Begin with the first line of the material and copy each line word for word through the line that contains "const angles = d3.range(0, 360, 15);"; the pictures are left out.

┌─ Excerpted records

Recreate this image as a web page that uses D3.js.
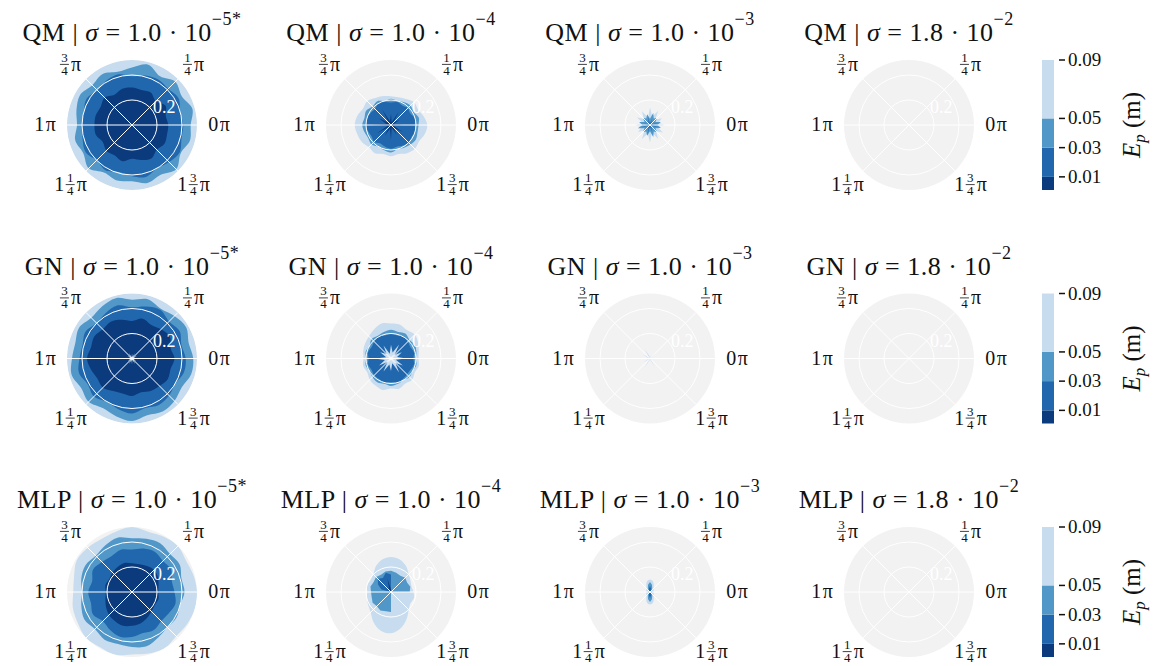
<!DOCTYPE html>
<html><head><meta charset="utf-8">
<script src="https://cdn.jsdelivr.net/npm/d3@7"></script>
<style>body{margin:0;background:#fff} text{font-family:"Liberation Serif","DejaVu Serif",serif;fill:#111}</style>
</head><body><svg id="c" width="1153" height="666"></svg>
<script>
// ---------- data ----------
const models = ["QM", "GN", "MLP"];
const sigmaMant = ["1.0", "1.0", "1.0", "1.8"];
const sigmaExp = ["−5*", "−4", "−3", "−2"];
const levels = [0.01, 0.03, 0.05, 0.09];      // contour levels (E_p, m)
const cbarMin = 0.001;
const cbarTicks = ["0.01", "0.03", "0.05", "0.09"];
const rTicks = [0.2, 0.4];
const rTickLabels = ["0.2"];
const rMax = 0.52;
const thetaTicks = [0, 45, 135, 180, 225, 315];   // degrees
const thetaWhole = ["0", "", "", "1", "1", "1"];
const thetaNum = ["", "1", "3", "", "1", "3"];
const thetaDen = ["", "4", "4", "", "4", "4"];
const angles = d3.range(0, 360, 15);             // boundary sample angles (deg)

// boundary radii (m) of each band region, per sample angle
const qm1_b3 = [0.52,0.52,0.52,0.52,0.52,0.52,0.52,0.52,0.52,0.52,0.52,0.52,0.52,0.52,0.52,0.52,0.52,0.52,0.52,0.52,0.52,0.52,0.52,0.52];
const qm1_b2 = [0.47,0.50,0.46,0.49,0.45,0.50,0.46,0.44,0.47,0.45,0.48,0.46,0.44,0.47,0.45,0.49,0.44,0.46,0.45,0.48,0.46,0.50,0.45,0.48];
const qm1_b1 = [0.41,0.40,0.43,0.41,0.42,0.41,0.39,0.42,0.41,0.39,0.42,0.40,0.40,0.41,0.43,0.40,0.42,0.39,0.41,0.43,0.40,0.42,0.44,0.41];
const qm1_b0 = [0.29,0.28,0.31,0.27,0.30,0.29,0.30,0.30,0.28,0.31,0.29,0.30,0.30,0.30,0.27,0.29,0.28,0.30,0.27,0.29,0.31,0.28,0.30,0.29];

const gn1_b3 = [0.52,0.52,0.52,0.52,0.52,0.52,0.52,0.52,0.52,0.52,0.52,0.52,0.52,0.52,0.52,0.52,0.52,0.52,0.52,0.52,0.52,0.52,0.52,0.52];
const gn1_b2 = [0.49,0.47,0.50,0.48,0.46,0.49,0.47,0.50,0.48,0.46,0.49,0.47,0.48,0.50,0.47,0.49,0.46,0.48,0.50,0.47,0.49,0.48,0.46,0.49];
const gn1_b1 = [0.43,0.41,0.44,0.42,0.45,0.43,0.41,0.44,0.42,0.40,0.43,0.41,0.42,0.44,0.41,0.43,0.40,0.42,0.44,0.41,0.43,0.42,0.40,0.43];
const gn1_b0 = [0.34,0.32,0.35,0.33,0.31,0.33,0.30,0.32,0.34,0.33,0.35,0.34,0.36,0.34,0.32,0.33,0.30,0.29,0.30,0.28,0.30,0.31,0.33,0.32];
const gn1_c3 = [0.05,0.015,0.045,0.01,0.05,0.015,0.04,0.01,0.05,0.015,0.045,0.01,0.05,0.015,0.04,0.01,0.05,0.015,0.045,0.01,0.05,0.015,0.04,0.01];

const mlp1_b3 = [0.52,0.51,0.50,0.52,0.51,0.50,0.52,0.50,0.49,0.50,0.51,0.48,0.47,0.49,0.50,0.52,0.51,0.52,0.50,0.51,0.52,0.50,0.51,0.52];
const mlp1_b2 = [0.42,0.41,0.44,0.43,0.45,0.44,0.43,0.45,0.43,0.41,0.43,0.42,0.40,0.42,0.44,0.42,0.44,0.43,0.44,0.45,0.42,0.40,0.41,0.40];
const mlp1_b1 = [0.34,0.33,0.36,0.35,0.37,0.36,0.34,0.35,0.33,0.34,0.36,0.33,0.35,0.34,0.36,0.33,0.35,0.37,0.36,0.34,0.35,0.33,0.34,0.36];
const mlp1_b0 = [0.21,0.22,0.24,0.25,0.24,0.23,0.23,0.24,0.23,0.22,0.21,0.22,0.21,0.22,0.24,0.26,0.27,0.28,0.27,0.26,0.24,0.22,0.21,0.22];

const qm2_b3 = [0.29,0.27,0.25,0.26,0.24,0.23,0.23,0.24,0.25,0.27,0.26,0.28,0.29,0.28,0.27,0.25,0.26,0.24,0.25,0.24,0.26,0.27,0.26,0.28];
const qm2_b2 = [0.22,0.23,0.21,0.22,0.21,0.20,0.21,0.20,0.22,0.21,0.23,0.22,0.23,0.22,0.21,0.22,0.20,0.21,0.22,0.20,0.21,0.22,0.23,0.22];
const qm2_b1 = [0.19,0.20,0.18,0.19,0.18,0.19,0.18,0.19,0.20,0.18,0.19,0.20,0.20,0.19,0.18,0.19,0.17,0.18,0.19,0.18,0.19,0.20,0.19,0.20];
const qm2_b0 = [0.10,0.02,0.08,0.03,0.12,0.02,0.09,0.03,0.14,0.02,0.11,0.04,0.16,0.03,0.13,0.02,0.10,0.03,0.12,0.02,0.09,0.03,0.11,0.02];

const gn2_b3 = [0.22,0.23,0.25,0.27,0.26,0.28,0.28,0.29,0.27,0.25,0.24,0.23,0.22,0.23,0.22,0.24,0.25,0.26,0.24,0.25,0.23,0.24,0.22,0.23];
const gn2_b2 = [0.20,0.21,0.22,0.21,0.23,0.22,0.23,0.22,0.21,0.22,0.20,0.21,0.20,0.21,0.20,0.21,0.22,0.21,0.22,0.21,0.20,0.21,0.20,0.21];
const gn2_b1 = [0.18,0.19,0.18,0.19,0.20,0.19,0.20,0.19,0.20,0.19,0.18,0.19,0.18,0.19,0.18,0.19,0.19,0.20,0.19,0.20,0.19,0.18,0.18,0.19];
const gn2_c3 = [0.12,0.05,0.10,0.04,0.13,0.05,0.11,0.04,0.12,0.05,0.10,0.04,0.13,0.05,0.11,0.04,0.12,0.05,0.10,0.04,0.13,0.05,0.11,0.04];
const gn2_cbg = [0.06,0.01,0.05,0.01,0.07,0.01,0.05,0.01,0.06,0.01,0.05,0.01,0.07,0.01,0.05,0.01,0.06,0.01,0.05,0.01,0.07,0.01,0.05,0.01];

const mlp2_b3 = [0.18,0.17,0.18,0.20,0.24,0.27,0.28,0.27,0.24,0.20,0.19,0.20,0.19,0.20,0.21,0.23,0.28,0.32,0.33,0.30,0.25,0.20,0.18,0.19];
const mlp2_b2 = [0.15,0.16,0.15,0.16,0.15,0.16,0.17,0.17,0.16,0.17,0.16,0.17,0.16,0.16,0.17,0.16,0.17,0.16,0.16,0.00,0.00,0.00,0.00,0.00];
const mlp2_b1 = [0.00,0.00,0.00,0.00,0.00,0.00,0.14,0.16,0.13,0.15,0.12,0.08,0.00,0.00,0.00,0.00,0.00,0.00,0.00,0.00,0.00,0.00,0.00,0.00];
const mlp2_b0 = [0.00,0.00,0.00,0.00,0.00,0.00,0.02,0.11,0.03,0.09,0.02,0.00,0.00,0.00,0.00,0.00,0.00,0.00,0.00,0.00,0.00,0.00,0.00,0.00];

const qm3_b3 = [0.12,0.07,0.11,0.06,0.13,0.07,0.14,0.06,0.13,0.07,0.12,0.06,0.12,0.07,0.11,0.06,0.13,0.07,0.14,0.06,0.13,0.07,0.12,0.06];
const qm3_b2 = [0.06,0.09,0.05,0.08,0.06,0.10,0.05,0.09,0.06,0.08,0.05,0.09,0.06,0.10,0.05,0.08,0.06,0.09,0.05,0.10,0.06,0.08,0.05,0.09];
const qm3_b1 = [0.02,0.07,0.01,0.06,0.02,0.05,0.01,0.07,0.02,0.06,0.01,0.05,0.02,0.07,0.01,0.06,0.02,0.08,0.01,0.06,0.02,0.05,0.01,0.07];

const gn3_b3 = [0.01,0.02,0.01,0.08,0.01,0.02,0.01,0.02,0.09,0.01,0.07,0.01,0.02,0.01,0.06,0.01,0.09,0.01,0.02,0.01,0.08,0.01,0.02,0.01];

const mlp3_b3 = [0.03,0.03,0.035,0.04,0.06,0.09,0.10,0.09,0.06,0.04,0.035,0.03,0.03,0.03,0.035,0.04,0.06,0.09,0.10,0.09,0.06,0.04,0.035,0.03];
const mlp3_b2 = [0.012,0.012,0.015,0.02,0.035,0.06,0.08,0.06,0.035,0.02,0.015,0.012,0.012,0.012,0.015,0.02,0.035,0.06,0.08,0.06,0.035,0.02,0.015,0.012];
const mlp3_b1 = [0.005,0.005,0.005,0.01,0.015,0.03,0.05,0.03,0.015,0.01,0.005,0.005,0.005,0.005,0.005,0.01,0.015,0.03,0.05,0.03,0.015,0.01,0.005,0.005];

const qm4_b2 = [0.006,0.006,0.006,0.006,0.006,0.006,0.006,0.006,0.006,0.006,0.006,0.006,0.006,0.006,0.006,0.006,0.006,0.006,0.006,0.006,0.006,0.006,0.006,0.006];

// layers per panel [row][col]: [band index (-1 = background), radii, smooth outline?]
const panels = [
  [[[3,qm1_b3,1],[2,qm1_b2,1],[1,qm1_b1,1],[0,qm1_b0,1]], [[3,qm2_b3,1],[2,qm2_b2,1],[1,qm2_b1,1],[0,qm2_b0,0]], [[3,qm3_b3,0],[2,qm3_b2,0],[1,qm3_b1,0]], [[2,qm4_b2,1]]],
  [[[3,gn1_b3,1],[2,gn1_b2,1],[1,gn1_b1,1],[0,gn1_b0,1],[3,gn1_c3,0]], [[3,gn2_b3,1],[2,gn2_b2,1],[1,gn2_b1,1],[3,gn2_c3,0],[-1,gn2_cbg,0]], [[3,gn3_b3,0]], []],
  [[[3,mlp1_b3,1],[2,mlp1_b2,1],[1,mlp1_b1,1],[0,mlp1_b0,1]], [[3,mlp2_b3,1],[2,mlp2_b2,0],[1,mlp2_b1,0],[0,mlp2_b0,0]], [[3,mlp3_b3,1],[2,mlp3_b2,0],[1,mlp3_b1,0]], []]
];

// ---------- styles / layout ----------
const bandColors = ["#0b3b7c", "#2067ae", "#5198c9", "#c7dcef"];
const bgColor = "#f2f2f2";
const colCx = [132, 391, 650, 909];
const rowCy = [125, 358.5, 592];
const R = 65;

const svg = d3.select("#c");
const rScale = d3.scaleLinear().domain([0, rMax]).range([0, R]);
const aScale = d3.scaleLinear().domain([0, 360]).range([Math.PI / 2, Math.PI / 2 - 2 * Math.PI]);
const bandColor = d3.scaleOrdinal().domain([-1, 0, 1, 2, 3]).range([bgColor, ...bandColors]);
const radialLin = d3.lineRadial()
  .angle((d, i) => aScale(angles[i]))
  .radius(d => rScale(d))
  .curve(d3.curveLinearClosed);
const radialSmooth = d3.lineRadial()
  .angle((d, i) => aScale(angles[i]))
  .radius(d => rScale(d))
  .curve(d3.curveCatmullRomClosed.alpha(0.5));

rowCy.forEach((cy, ri) => {
  colCx.forEach((cx, ci) => {
    const g = svg.append("g").attr("transform", `translate(${cx},${cy})`);
    const clipId = `clip${ri}_${ci}`;
    g.append("clipPath").attr("id", clipId).append("circle").attr("r", rScale(rMax));
    g.append("circle").attr("r", rScale(rMax)).attr("fill", bgColor);
    const cg = g.append("g").attr("clip-path", `url(#${clipId})`);
    panels[ri][ci].forEach(([band, radii, smooth]) => {
      cg.append("path").attr("d", (smooth ? radialSmooth : radialLin)(radii)).attr("fill", bandColor(band));
    });
    // grid
    rTicks.forEach(t => g.append("circle").attr("r", rScale(t)).attr("fill", "none")
      .attr("stroke", "#fff").attr("stroke-width", 1));
    thetaTicks.forEach(t => {
      const a = t * Math.PI / 180;
      g.append("line").attr("x1", 0).attr("y1", 0)
        .attr("x2", rScale(rMax) * Math.cos(a)).attr("y2", -rScale(rMax) * Math.sin(a))
        .attr("stroke", "#fff").attr("stroke-width", 1);
    });
    rTickLabels.forEach(lbl => {
      g.append("text").attr("x", 21).attr("y", -12).attr("font-size", 18)
        .style("fill", "#fff").text(lbl);
    });
    // theta labels
    thetaTicks.forEach((t, k) => {
      const a = t * Math.PI / 180;
      const lx = 87 * Math.cos(a), ly = -85 * Math.sin(a);
      const lg = g.append("g");
      let x = 0;
      if (thetaWhole[k]) {
        const tw = lg.append("text").attr("x", x).attr("y", 6).attr("font-size", 20).text(thetaWhole[k]);
        x += tw.node().getComputedTextLength() + 1.5;
      }
      if (thetaNum[k]) {
        lg.append("text").attr("x", x + 4.5).attr("y", -3).attr("font-size", 13)
          .attr("text-anchor", "middle").text(thetaNum[k]);
        lg.append("text").attr("x", x + 4.5).attr("y", 10).attr("font-size", 13)
          .attr("text-anchor", "middle").text(thetaDen[k]);
        lg.append("line").attr("x1", x).attr("x2", x + 9).attr("y1", -0.5).attr("y2", -0.5)
          .attr("stroke", "#111").attr("stroke-width", 0.8);
        x += 11;
      }
      lg.append("text").attr("x", x).attr("y", 6).attr("font-size", 20).text("π");
      const bb = lg.node().getBBox();
      lg.attr("transform", `translate(${lx - (bb.x + bb.width / 2)},${ly})`);
    });
    // title
    const tt = svg.append("text").attr("x", cx).attr("y", cy - 84)
      .attr("text-anchor", "middle").attr("font-size", 26).attr("letter-spacing", 0.5);
    tt.append("tspan").text(models[ri] + " | ");
    tt.append("tspan").attr("font-style", "italic").text("σ");
    tt.append("tspan").text(" = " + sigmaMant[ci] + " · 10");
    tt.append("tspan").attr("font-size", 18).attr("dy", -16).text(sigmaExp[ci]);
  });

  // colorbar
  const cy0 = cy - 65, cy1 = cy + 65;
  const yC = d3.scaleLinear().domain([cbarMin, levels[levels.length - 1]]).range([cy1, cy0]);
  const cb = svg.append("g");
  const lows = [cbarMin, ...levels.slice(0, -1)];
  levels.forEach((hi, i) => {
    cb.append("rect").attr("x", 1042).attr("width", 12)
      .attr("y", yC(hi)).attr("height", yC(lows[i]) - yC(hi))
      .attr("fill", bandColors[i]);
  });
  levels.forEach((v, i) => {
    cb.append("line").attr("x1", 1059).attr("x2", 1065).attr("y1", yC(v)).attr("y2", yC(v))
      .attr("stroke", "#111").attr("stroke-width", 1.5);
    cb.append("text").attr("x", 1068).attr("y", yC(v) + 6).attr("font-size", 19).text(cbarTicks[i]);
  });
  const lab = cb.append("text").attr("transform", `translate(1140,${cy}) rotate(-90)`)
    .attr("text-anchor", "middle").attr("font-size", 25);
  lab.append("tspan").attr("font-style", "italic").text("E");
  lab.append("tspan").attr("font-style", "italic").attr("font-size", 17).attr("dy", 5).text("p");
  lab.append("tspan").attr("dy", -5).text(" (m)");
});
</script></body></html>
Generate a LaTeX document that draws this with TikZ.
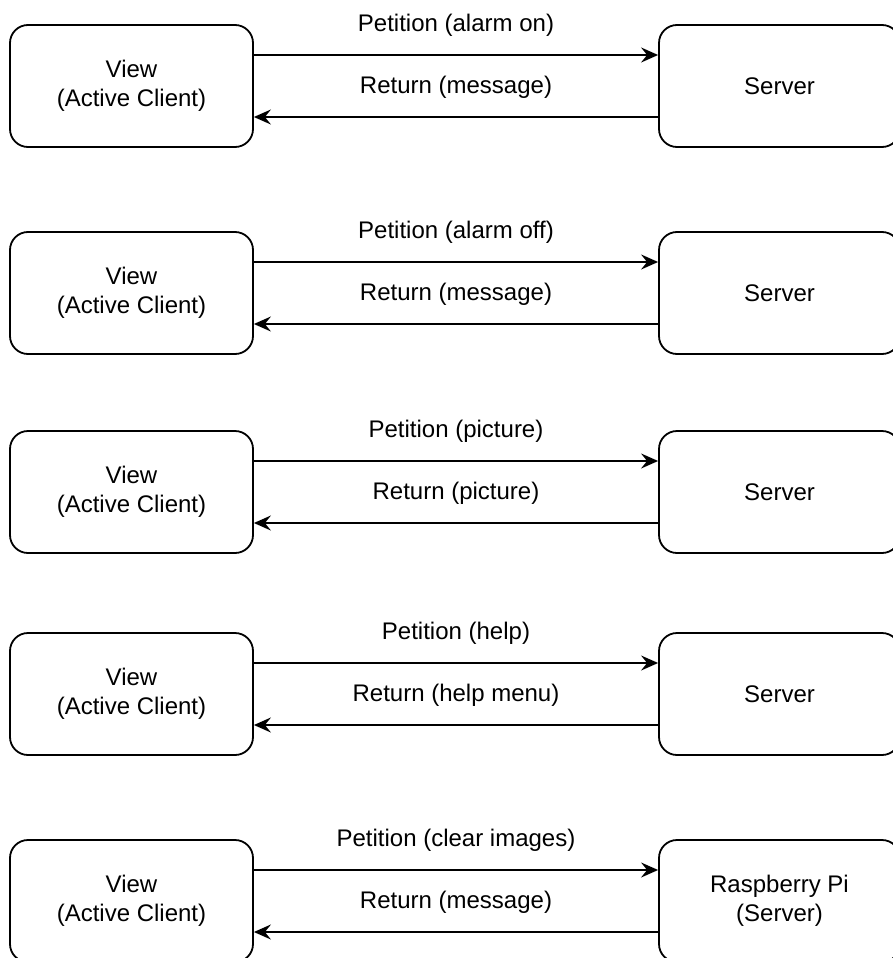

└─

▸ Full solution
Recreate this image as a web page that uses D3.js.
<!DOCTYPE html>
<html><head><meta charset="utf-8">
<script src="https://cdn.jsdelivr.net/npm/d3@7"></script>
<style>body{margin:0;background:#fff} text{font-family:"Liberation Serif","DejaVu Serif",serif;fill:#111}</style>
</head><body><svg id="c" width="1153" height="666"></svg>
<script>
// ---------- data ----------
const models = ["QM", "GN", "MLP"];
const sigmaMant = ["1.0", "1.0", "1.0", "1.8"];
const sigmaExp = ["−5*", "−4", "−3", "−2"];
const levels = [0.01, 0.03, 0.05, 0.09];      // contour levels (E_p, m)
const cbarMin = 0.001;
const cbarTicks = ["0.01", "0.03", "0.05", "0.09"];
const rTicks = [0.2, 0.4];
const rTickLabels = ["0.2"];
const rMax = 0.52;
const thetaTicks = [0, 45, 135, 180, 225, 315];   // degrees
const thetaWhole = ["0", "", "", "1", "1", "1"];
const thetaNum = ["", "1", "3", "", "1", "3"];
const thetaDen = ["", "4", "4", "", "4", "4"];
const angles = d3.range(0, 360, 15);             // boundary sample angles (deg)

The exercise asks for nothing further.